**DIRECTIONS**:
Among the entries below, find the lines with "this" and copy them.
----- LISTED ENTRIES
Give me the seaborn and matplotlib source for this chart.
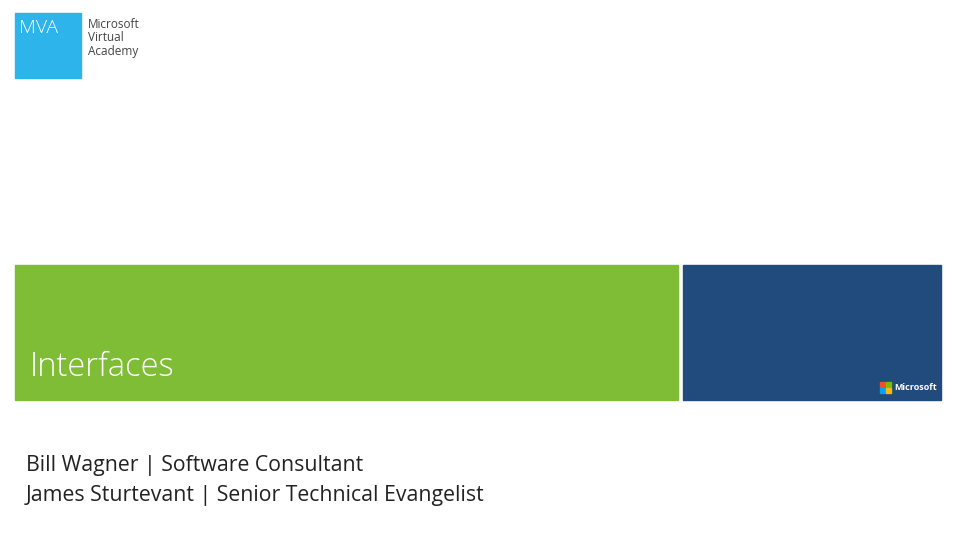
----------
----- LISTED ENTRIES
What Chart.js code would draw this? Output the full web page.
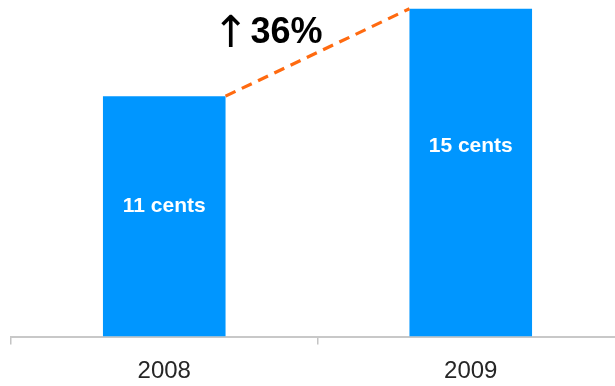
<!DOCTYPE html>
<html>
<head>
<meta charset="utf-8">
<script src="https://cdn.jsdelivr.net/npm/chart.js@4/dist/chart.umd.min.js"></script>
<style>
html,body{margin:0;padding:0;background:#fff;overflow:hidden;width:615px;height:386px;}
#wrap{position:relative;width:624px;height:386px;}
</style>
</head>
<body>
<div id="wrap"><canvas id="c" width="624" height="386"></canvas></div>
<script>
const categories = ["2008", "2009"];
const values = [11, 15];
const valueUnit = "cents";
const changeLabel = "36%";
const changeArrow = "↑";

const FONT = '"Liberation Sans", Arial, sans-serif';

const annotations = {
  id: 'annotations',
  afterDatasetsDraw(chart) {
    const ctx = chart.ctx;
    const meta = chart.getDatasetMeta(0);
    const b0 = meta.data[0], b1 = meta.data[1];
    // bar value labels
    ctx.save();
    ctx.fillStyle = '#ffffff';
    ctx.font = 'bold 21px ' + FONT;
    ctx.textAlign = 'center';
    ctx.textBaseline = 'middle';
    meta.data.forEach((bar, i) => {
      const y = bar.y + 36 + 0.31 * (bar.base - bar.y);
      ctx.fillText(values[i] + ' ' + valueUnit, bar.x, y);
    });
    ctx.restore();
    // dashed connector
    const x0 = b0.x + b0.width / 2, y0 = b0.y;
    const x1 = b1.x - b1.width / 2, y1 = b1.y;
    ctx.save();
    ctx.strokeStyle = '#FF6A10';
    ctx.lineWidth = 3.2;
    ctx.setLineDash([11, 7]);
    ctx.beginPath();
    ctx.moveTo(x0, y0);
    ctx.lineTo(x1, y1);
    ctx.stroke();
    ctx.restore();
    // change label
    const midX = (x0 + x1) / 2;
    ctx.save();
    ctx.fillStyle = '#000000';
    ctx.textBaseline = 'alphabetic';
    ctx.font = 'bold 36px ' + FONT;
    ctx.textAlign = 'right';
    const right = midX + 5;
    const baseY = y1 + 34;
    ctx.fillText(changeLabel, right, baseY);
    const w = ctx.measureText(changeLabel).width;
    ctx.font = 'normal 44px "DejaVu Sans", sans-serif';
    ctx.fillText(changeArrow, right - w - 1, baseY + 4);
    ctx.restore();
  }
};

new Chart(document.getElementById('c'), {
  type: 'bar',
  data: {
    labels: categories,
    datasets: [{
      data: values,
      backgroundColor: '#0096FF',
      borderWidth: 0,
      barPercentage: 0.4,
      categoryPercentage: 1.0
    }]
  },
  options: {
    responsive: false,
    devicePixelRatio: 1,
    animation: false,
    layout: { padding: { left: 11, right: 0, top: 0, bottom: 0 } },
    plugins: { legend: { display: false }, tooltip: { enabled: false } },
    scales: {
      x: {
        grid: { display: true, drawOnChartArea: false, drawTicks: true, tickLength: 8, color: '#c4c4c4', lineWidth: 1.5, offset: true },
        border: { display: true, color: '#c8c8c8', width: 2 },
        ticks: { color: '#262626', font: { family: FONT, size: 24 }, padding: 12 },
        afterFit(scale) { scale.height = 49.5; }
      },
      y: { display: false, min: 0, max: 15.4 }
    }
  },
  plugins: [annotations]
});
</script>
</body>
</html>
----------
**COMPLETED TASK**:
Give me the seaborn and matplotlib source for this chart.
What Chart.js code would draw this? Output the full web page.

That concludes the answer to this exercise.